PROBLEM TO SOLVE: Reproduce the listing below without any change.

DATA SECTION:
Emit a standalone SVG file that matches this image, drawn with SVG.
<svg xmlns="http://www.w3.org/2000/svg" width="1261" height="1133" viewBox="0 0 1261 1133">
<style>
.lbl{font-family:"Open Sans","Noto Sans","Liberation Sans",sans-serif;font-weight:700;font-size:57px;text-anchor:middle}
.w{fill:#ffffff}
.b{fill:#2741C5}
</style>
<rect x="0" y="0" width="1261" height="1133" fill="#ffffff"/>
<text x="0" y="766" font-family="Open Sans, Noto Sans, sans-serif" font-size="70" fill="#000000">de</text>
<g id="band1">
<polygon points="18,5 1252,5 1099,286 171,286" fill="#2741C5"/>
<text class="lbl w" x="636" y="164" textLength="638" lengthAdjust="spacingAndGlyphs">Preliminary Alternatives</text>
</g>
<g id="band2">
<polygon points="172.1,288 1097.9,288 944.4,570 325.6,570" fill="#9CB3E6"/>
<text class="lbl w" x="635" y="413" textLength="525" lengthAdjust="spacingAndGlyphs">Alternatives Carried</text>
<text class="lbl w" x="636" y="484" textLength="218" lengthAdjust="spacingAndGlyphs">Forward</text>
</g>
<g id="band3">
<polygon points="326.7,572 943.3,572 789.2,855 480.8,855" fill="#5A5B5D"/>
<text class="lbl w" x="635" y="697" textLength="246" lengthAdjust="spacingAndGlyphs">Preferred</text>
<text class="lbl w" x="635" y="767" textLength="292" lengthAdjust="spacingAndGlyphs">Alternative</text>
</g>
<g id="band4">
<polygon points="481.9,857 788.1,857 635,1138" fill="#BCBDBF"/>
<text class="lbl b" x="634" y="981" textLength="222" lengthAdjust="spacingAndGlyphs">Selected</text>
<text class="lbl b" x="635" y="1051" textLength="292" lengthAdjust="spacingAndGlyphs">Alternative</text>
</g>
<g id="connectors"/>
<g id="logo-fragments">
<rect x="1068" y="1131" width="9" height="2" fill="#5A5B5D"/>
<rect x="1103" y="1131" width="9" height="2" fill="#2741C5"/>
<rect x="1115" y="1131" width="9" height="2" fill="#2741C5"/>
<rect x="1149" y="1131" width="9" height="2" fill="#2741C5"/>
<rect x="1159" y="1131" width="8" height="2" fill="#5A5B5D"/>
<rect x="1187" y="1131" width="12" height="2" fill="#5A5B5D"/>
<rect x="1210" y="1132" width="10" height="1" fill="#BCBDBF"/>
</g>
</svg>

OUTPUT FOR THIS EXERCISE:
Emit a standalone SVG file that matches this image, drawn with SVG.
<svg xmlns="http://www.w3.org/2000/svg" width="1261" height="1133" viewBox="0 0 1261 1133">
<style>
.lbl{font-family:"Open Sans","Noto Sans","Liberation Sans",sans-serif;font-weight:700;font-size:57px;text-anchor:middle}
.w{fill:#ffffff}
.b{fill:#2741C5}
</style>
<rect x="0" y="0" width="1261" height="1133" fill="#ffffff"/>
<text x="0" y="766" font-family="Open Sans, Noto Sans, sans-serif" font-size="70" fill="#000000">de</text>
<g id="band1">
<polygon points="18,5 1252,5 1099,286 171,286" fill="#2741C5"/>
<text class="lbl w" x="636" y="164" textLength="638" lengthAdjust="spacingAndGlyphs">Preliminary Alternatives</text>
</g>
<g id="band2">
<polygon points="172.1,288 1097.9,288 944.4,570 325.6,570" fill="#9CB3E6"/>
<text class="lbl w" x="635" y="413" textLength="525" lengthAdjust="spacingAndGlyphs">Alternatives Carried</text>
<text class="lbl w" x="636" y="484" textLength="218" lengthAdjust="spacingAndGlyphs">Forward</text>
</g>
<g id="band3">
<polygon points="326.7,572 943.3,572 789.2,855 480.8,855" fill="#5A5B5D"/>
<text class="lbl w" x="635" y="697" textLength="246" lengthAdjust="spacingAndGlyphs">Preferred</text>
<text class="lbl w" x="635" y="767" textLength="292" lengthAdjust="spacingAndGlyphs">Alternative</text>
</g>
<g id="band4">
<polygon points="481.9,857 788.1,857 635,1138" fill="#BCBDBF"/>
<text class="lbl b" x="634" y="981" textLength="222" lengthAdjust="spacingAndGlyphs">Selected</text>
<text class="lbl b" x="635" y="1051" textLength="292" lengthAdjust="spacingAndGlyphs">Alternative</text>
</g>
<g id="connectors"/>
<g id="logo-fragments">
<rect x="1068" y="1131" width="9" height="2" fill="#5A5B5D"/>
<rect x="1103" y="1131" width="9" height="2" fill="#2741C5"/>
<rect x="1115" y="1131" width="9" height="2" fill="#2741C5"/>
<rect x="1149" y="1131" width="9" height="2" fill="#2741C5"/>
<rect x="1159" y="1131" width="8" height="2" fill="#5A5B5D"/>
<rect x="1187" y="1131" width="12" height="2" fill="#5A5B5D"/>
<rect x="1210" y="1132" width="10" height="1" fill="#BCBDBF"/>
</g>
</svg>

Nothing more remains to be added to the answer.